State Superintendent of Public Instruction Tom Torlakson announced on December 12 that he opposes changes in pending federal tax bills that could reduce the income of teachers and aspiring teachers at a time when California faces a teacher shortage. A letter has been sent to the congressional members of the House Committee on Education regarding these bills.

Current law lets teachers deduct $250 annually for paper, pencils, pens, and other classroom supplies, an assistance program that Congress created in 2002. The House Republican tax bill would scrap that deduction, and the Senate version would double it to $500. Congress must reconcile the tax proposals before sending a final bill to President Trump.

“The House bill is the wrong action at the wrong time,” Torlakson said. “It discourages people from joining or remaining in the teaching profession at a time when California needs to encourage qualified people to join or stay because our state is experiencing a significant teacher shortage.”

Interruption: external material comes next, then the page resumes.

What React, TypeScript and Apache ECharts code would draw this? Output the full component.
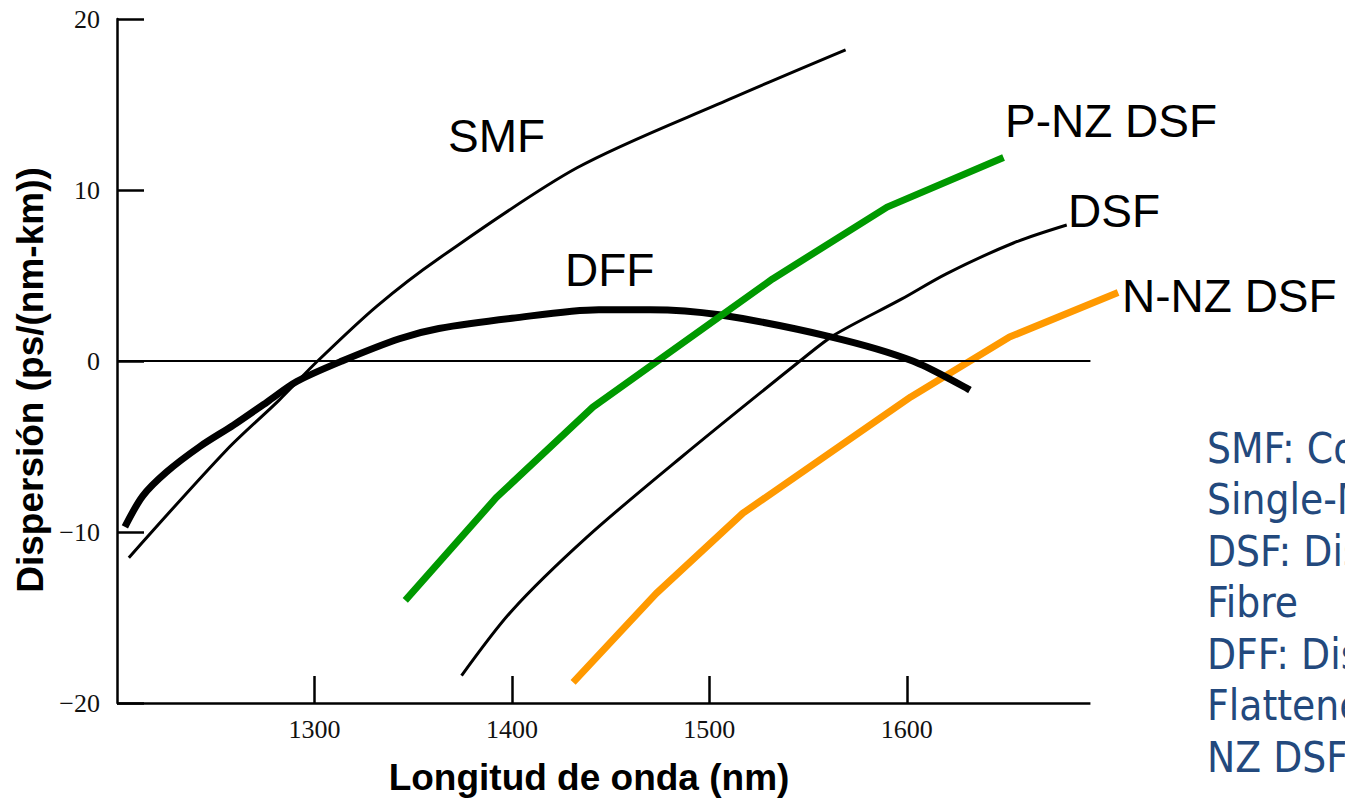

Any full-time instructor at a public or private school is eligible for the deduction. The Education Market Association reported that most teachers spent nearly $500 last year on supplies. The deduction is listed on tax forms alongside deductions for student loan interest, moving expenses, and health savings accounts. The House GOP bill also removes all those deductions.

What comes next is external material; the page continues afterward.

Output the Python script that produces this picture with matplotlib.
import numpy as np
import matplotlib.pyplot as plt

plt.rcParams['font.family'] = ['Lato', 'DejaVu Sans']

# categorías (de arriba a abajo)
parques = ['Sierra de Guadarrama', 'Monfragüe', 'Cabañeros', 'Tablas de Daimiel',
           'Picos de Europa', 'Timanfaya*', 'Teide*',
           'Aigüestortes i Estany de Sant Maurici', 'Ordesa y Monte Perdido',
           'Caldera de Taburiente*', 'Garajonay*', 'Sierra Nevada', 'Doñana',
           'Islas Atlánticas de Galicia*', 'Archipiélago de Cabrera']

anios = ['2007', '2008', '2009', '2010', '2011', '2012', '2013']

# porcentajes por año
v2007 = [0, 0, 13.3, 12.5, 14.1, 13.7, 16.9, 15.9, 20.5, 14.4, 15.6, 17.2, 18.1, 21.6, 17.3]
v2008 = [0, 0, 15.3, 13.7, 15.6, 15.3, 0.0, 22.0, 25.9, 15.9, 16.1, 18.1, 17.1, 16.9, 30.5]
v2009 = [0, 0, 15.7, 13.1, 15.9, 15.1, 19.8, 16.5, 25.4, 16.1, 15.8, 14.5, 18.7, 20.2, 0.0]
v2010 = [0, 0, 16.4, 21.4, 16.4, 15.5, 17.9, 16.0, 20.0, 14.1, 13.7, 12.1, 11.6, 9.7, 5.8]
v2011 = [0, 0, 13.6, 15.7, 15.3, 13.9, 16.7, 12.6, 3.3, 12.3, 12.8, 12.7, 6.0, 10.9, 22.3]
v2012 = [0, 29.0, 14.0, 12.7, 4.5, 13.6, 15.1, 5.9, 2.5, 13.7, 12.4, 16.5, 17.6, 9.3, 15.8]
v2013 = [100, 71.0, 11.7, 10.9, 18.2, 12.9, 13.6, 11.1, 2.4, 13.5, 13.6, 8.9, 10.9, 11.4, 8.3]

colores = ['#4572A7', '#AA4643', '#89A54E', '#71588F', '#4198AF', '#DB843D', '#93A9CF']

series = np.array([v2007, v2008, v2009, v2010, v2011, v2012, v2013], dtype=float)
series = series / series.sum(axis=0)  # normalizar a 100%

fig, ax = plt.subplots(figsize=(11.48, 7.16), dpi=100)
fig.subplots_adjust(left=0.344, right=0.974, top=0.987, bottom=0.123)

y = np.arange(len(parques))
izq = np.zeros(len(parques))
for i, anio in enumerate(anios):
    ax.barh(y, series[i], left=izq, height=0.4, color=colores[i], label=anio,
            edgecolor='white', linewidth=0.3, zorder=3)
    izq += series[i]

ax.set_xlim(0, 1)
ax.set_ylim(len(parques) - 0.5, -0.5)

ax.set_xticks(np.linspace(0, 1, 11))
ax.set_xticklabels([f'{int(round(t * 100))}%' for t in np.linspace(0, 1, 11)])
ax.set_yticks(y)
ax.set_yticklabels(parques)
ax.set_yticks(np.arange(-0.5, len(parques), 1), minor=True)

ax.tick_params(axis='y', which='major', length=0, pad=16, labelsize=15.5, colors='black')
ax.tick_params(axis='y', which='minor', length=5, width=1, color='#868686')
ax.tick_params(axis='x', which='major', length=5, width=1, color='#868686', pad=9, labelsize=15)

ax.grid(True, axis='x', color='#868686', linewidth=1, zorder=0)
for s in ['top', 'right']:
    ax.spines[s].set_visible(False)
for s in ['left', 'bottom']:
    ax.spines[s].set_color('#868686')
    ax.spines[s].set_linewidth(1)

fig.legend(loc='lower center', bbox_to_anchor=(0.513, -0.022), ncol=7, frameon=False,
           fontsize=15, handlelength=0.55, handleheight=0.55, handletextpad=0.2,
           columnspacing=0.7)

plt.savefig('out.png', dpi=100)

In addition, the proposal to reauthorize the Higher Education Act that was recently introduced in the House of Representatives eliminates the Public Service Loan Forgiveness (PSLF) program, which allows for eventual loan forgiveness for student borrowers who take up careers in public service, including teachers. More than 500,000 college graduates have signed up for the program nationwide.

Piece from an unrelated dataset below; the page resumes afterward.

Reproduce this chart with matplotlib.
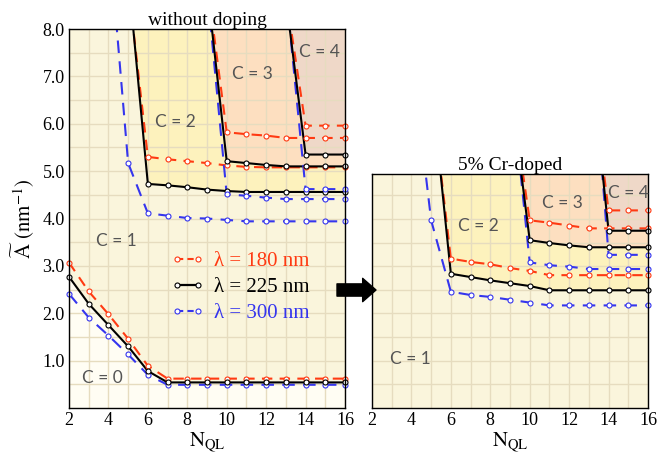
import numpy as np
import matplotlib
matplotlib.use("Agg")
import matplotlib.pyplot as plt
from matplotlib.lines import Line2D
from matplotlib.patches import FancyArrowPatch

plt.rcParams['font.family'] = ['Liberation Serif', 'DejaVu Serif']
plt.rcParams['mathtext.fontset'] = 'stix'

# ---------------- data ----------------
N_full = [2, 3, 4, 5, 6, 7, 8, 9, 10, 11, 12, 13, 14, 15, 16]
N_from4 = [4, 5, 6, 7, 8, 9, 10, 11, 12, 13, 14, 15, 16]
N_from5 = [5, 6, 7, 8, 9, 10, 11, 12, 13, 14, 15, 16]
N_from9 = [9, 10, 11, 12, 13, 14, 15, 16]
N_from13 = [13, 14, 15, 16]

# without doping
L_red_c01 = [3.07, 2.46, 1.98, 1.46, 0.89, 0.62, 0.62, 0.62, 0.62, 0.62, 0.62, 0.62, 0.62, 0.62, 0.62]
L_blk_c01 = [2.77, 2.20, 1.75, 1.30, 0.78, 0.54, 0.54, 0.54, 0.54, 0.54, 0.54, 0.54, 0.54, 0.54, 0.54]
L_blu_c01 = [2.41, 1.91, 1.53, 1.13, 0.70, 0.49, 0.49, 0.49, 0.49, 0.49, 0.49, 0.49, 0.49, 0.49, 0.49]
L_red_c12 = [8.95, 5.30, 5.25, 5.21, 5.17, 5.12, 5.09, 5.08, 5.08, 5.08, 5.08, 5.08]
L_blk_c12 = [9.15, 4.73, 4.70, 4.66, 4.61, 4.58, 4.56, 4.56, 4.56, 4.56, 4.56, 4.56]
L_blu_c12 = [10.1, 5.17, 4.11, 4.06, 4.01, 4.00, 3.97, 3.94, 3.94, 3.94, 3.94, 3.94, 3.94]
L_red_c23 = [9.02, 5.82, 5.78, 5.75, 5.70, 5.70, 5.70, 5.70]
L_blk_c23 = [8.93, 5.21, 5.17, 5.13, 5.10, 5.10, 5.10, 5.10]
L_blu_c23 = [8.87, 4.51, 4.48, 4.44, 4.41, 4.41, 4.41, 4.41]
L_red_c34 = [8.72, 5.96, 5.96, 5.96]
L_blk_c34 = [8.65, 5.35, 5.35, 5.35]
L_blu_c34 = [8.84, 4.62, 4.62, 4.62]

# 5% Cr-doped
R_red_c12 = [6.76, 3.16, 3.09, 3.04, 2.96, 2.90, 2.81, 2.81, 2.81, 2.81, 2.81, 2.81]
R_blk_c12 = [6.90, 2.84, 2.77, 2.70, 2.64, 2.58, 2.49, 2.49, 2.49, 2.49, 2.49, 2.49]
R_blu_c12 = [7.50, 3.97, 2.46, 2.39, 2.35, 2.29, 2.23, 2.17, 2.17, 2.17, 2.17, 2.17, 2.17]
R_red_c23 = [6.85, 3.97, 3.92, 3.86, 3.80, 3.80, 3.80, 3.80]
R_blk_c23 = [6.85, 3.55, 3.49, 3.44, 3.40, 3.40, 3.40, 3.40]
R_blu_c23 = [7.15, 3.08, 3.02, 2.99, 2.94, 2.94, 2.94, 2.94]
R_red_c34 = [7.50, 4.18, 4.18, 4.18]
R_blk_c34 = [7.75, 3.75, 3.75, 3.75]
R_blu_c34 = [8.60, 3.24, 3.24, 3.24]

x_ticks = [2, 4, 6, 8, 10, 12, 14, 16]
y_ticks = [1.0, 2.0, 3.0, 4.0, 5.0, 6.0, 7.0, 8.0]
y_ticklabels = ['1.0', '2.0', '3.0', '4.0', '5.0', '6.0', '7.0', '8.0']
legend_labels = ['λ = 180 nm', 'λ = 225 nm', 'λ = 300 nm']

# ---------------- style ----------------
RED = '#ff3a12'
BLK = '#000000'
BLU = '#3535ee'
C0_COL = '#fffdf3'
C1_COL = '#faf5dc'
C2_COL = '#fdf2bd'
C3_COL = '#fddfc0'
C4_COL = '#efd8c8'
GRID = '#e6dcbf'
TXT = '#555555'
MS = 3.6
MEW = 0.8

fig = plt.figure(figsize=(6.57, 4.55), dpi=100)
axL = fig.add_axes([69/657, 1-408/455, 276/657, 379/455])
axR = fig.add_axes([372/657, 1-408/455, 276/657, 234/455])


def series(ax, x, y, color, dashes, ymax):
    kw = dict(color=color, lw=1.5, zorder=3)
    if dashes:
        ax.plot(x, y, linestyle='--', dashes=dashes, **kw)
    else:
        ax.plot(x, y, linestyle='-', **kw)
    xa = np.array(x, float); ya = np.array(y, float)
    m = ya <= ymax
    ax.plot(xa[m], ya[m], linestyle='none', marker='o', ms=MS, mfc='white',
            mec=color, mew=MEW, zorder=4, clip_on=False)


def setup(ax, ymax, ylabels):
    ax.set_xlim(2, 16)
    ax.set_xticks(x_ticks)
    ax.set_xticks(np.arange(2, 17, 1), minor=True)
    ax.set_yticks(y_ticks)
    ax.set_yticks(np.arange(0.5, 8.01, 0.5), minor=True)
    ax.set_ylim(0, ymax)
    if ylabels:
        ax.set_yticklabels(y_ticklabels)
    else:
        ax.set_yticklabels([])
    ax.tick_params(which='both', length=0, labelsize=13, pad=3)
    ax.grid(True, which='both', color=GRID, lw=1.0)
    ax.set_axisbelow('line')
    for s in ax.spines.values():
        s.set_linewidth(1.0)
        s.set_zorder(5)
    ax.set_xlabel(r'$\mathrm{N_{QL}}$', fontsize=15, labelpad=1)


RD = (5, 3.5)
BD = (6, 4)

# ---- left panel ----
axL.set_facecolor(C1_COL)
axL.fill_between(N_full, 0, L_blk_c01, color=C0_COL, lw=0, zorder=1)
axL.fill_between(N_from5, L_blk_c12, 20, color=C2_COL, lw=0, zorder=1)
axL.fill_between(N_from9, L_blk_c23, 20, color=C3_COL, lw=0, zorder=1)
axL.fill_between(N_from13, L_blk_c34, 20, color=C4_COL, lw=0, zorder=1)
ymL = 8.0
for x, r, k, b, xb in [(N_full, L_red_c01, L_blk_c01, L_blu_c01, N_full),
                       (N_from5, L_red_c12, L_blk_c12, L_blu_c12, N_from4),
                       (N_from9, L_red_c23, L_blk_c23, L_blu_c23, N_from9),
                       (N_from13, L_red_c34, L_blk_c34, L_blu_c34, N_from13)]:
    series(axL, xb, b, BLU, BD, ymL)
    series(axL, x, r, RED, RD, ymL)
    series(axL, x, k, BLK, None, ymL)
setup(axL, ymL, True)
axL.set_ylabel(r'$\widetilde{\mathrm{A}}\ (\mathrm{nm}^{-1})$', fontsize=15, labelpad=4)
axL.set_title('without doping', fontsize=14, pad=3)
for txt, x, y in [('C = 0', 3.67, 0.63), ('C = 1', 4.38, 3.53), ('C = 2', 7.38, 6.04),
                  ('C = 3', 11.3, 7.04), ('C = 4', 14.7, 7.52)]:
    axL.text(x, y, txt, fontsize=12.5, color=TXT, family='Lato', ha='center', va='center', zorder=6)

handles = [Line2D([], [], color=RED, ls='--', dashes=(3, 2), lw=1.5, marker='o', ms=MS, mfc='white', mec=RED, mew=MEW),
           Line2D([], [], color=BLK, ls='-', lw=1.6, marker='o', ms=MS, mfc='white', mec=BLK, mew=MEW),
           Line2D([], [], color=BLU, ls='--', dashes=(3, 2), lw=1.5, marker='o', ms=MS, mfc='white', mec=BLU, mew=MEW)]
leg = axL.legend(handles, legend_labels, loc='center left', bbox_to_anchor=(0.30, 0.318),
                 frameon=False, fontsize=15, numpoints=2, handlelength=1.6,
                 handletextpad=0.5, labelspacing=0.3, labelcolor=[RED, BLK, BLU])
leg.set_zorder(7)

# ---- right panel ----
ymR = 4.95
axR.set_facecolor(C1_COL)
axR.fill_between(N_from5, R_blk_c12, 20, color=C2_COL, lw=0, zorder=1)
axR.fill_between(N_from9, R_blk_c23, 20, color=C3_COL, lw=0, zorder=1)
axR.fill_between(N_from13, R_blk_c34, 20, color=C4_COL, lw=0, zorder=1)
for x, r, k, b, xb in [(N_from5, R_red_c12, R_blk_c12, R_blu_c12, N_from4),
                       (N_from9, R_red_c23, R_blk_c23, R_blu_c23, N_from9),
                       (N_from13, R_red_c34, R_blk_c34, R_blu_c34, N_from13)]:
    series(axR, xb, b, BLU, BD, ymR)
    series(axR, x, r, RED, RD, ymR)
    series(axR, x, k, BLK, None, ymR)
setup(axR, ymR, False)
axR.set_title('5% Cr-doped', fontsize=14, pad=3)
for txt, x, y in [('C = 1', 3.93, 1.04), ('C = 2', 7.38, 3.85),
                  ('C = 3', 11.64, 4.33), ('C = 4', 14.99, 4.54)]:
    axR.text(x, y, txt, fontsize=12.5, color=TXT, family='Lato', ha='center', va='center', zorder=6)

# ---- arrow ----
arr = FancyArrowPatch((337/657, 1-290/455), (376/657, 1-290/455), transform=fig.transFigure,
                      arrowstyle='simple,head_length=0.6,head_width=1.05,tail_width=0.55',
                      mutation_scale=16, color='black', shrinkA=0, shrinkB=0, zorder=10)
fig.patches.append(arr)

fig.savefig('out.png', dpi=100)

“Teachers play a pivotal role in helping young people become excited about learning and reaching success in 21st-Century careers and college,” said Torlakson, a former science teacher and coach. “Congress should encourage talented people to pursue careers in teaching and other public services, but this proposal does just the opposite. I urge Congress to retain the Public Service Loan Forgiveness program, and help alleviate the teacher shortage.”

According to the Learning Policy Institute, a nonprofit research institution, well-designed loan forgiveness programs can aid the recruitment and retention of talented teachers in high-need areas and locations.

Torlakson has made retaining and recruiting teachers a top priority. Last year, when he served as acting governor, Torlakson issued a proclamation designating July 26, 2016 as “Change Lives – Be a Teacher Day,” while urging qualified people to join the field.

California needs about 20,000 newly credentialed teachers a year. But for the past three years, starting in 2013-14, California has issued about 12,000 credentials, creating a shortfall of about 8,000, according to the Learning Policy Institute. Shortages are especially significant in the fields of math, science, special education, and bilingual education.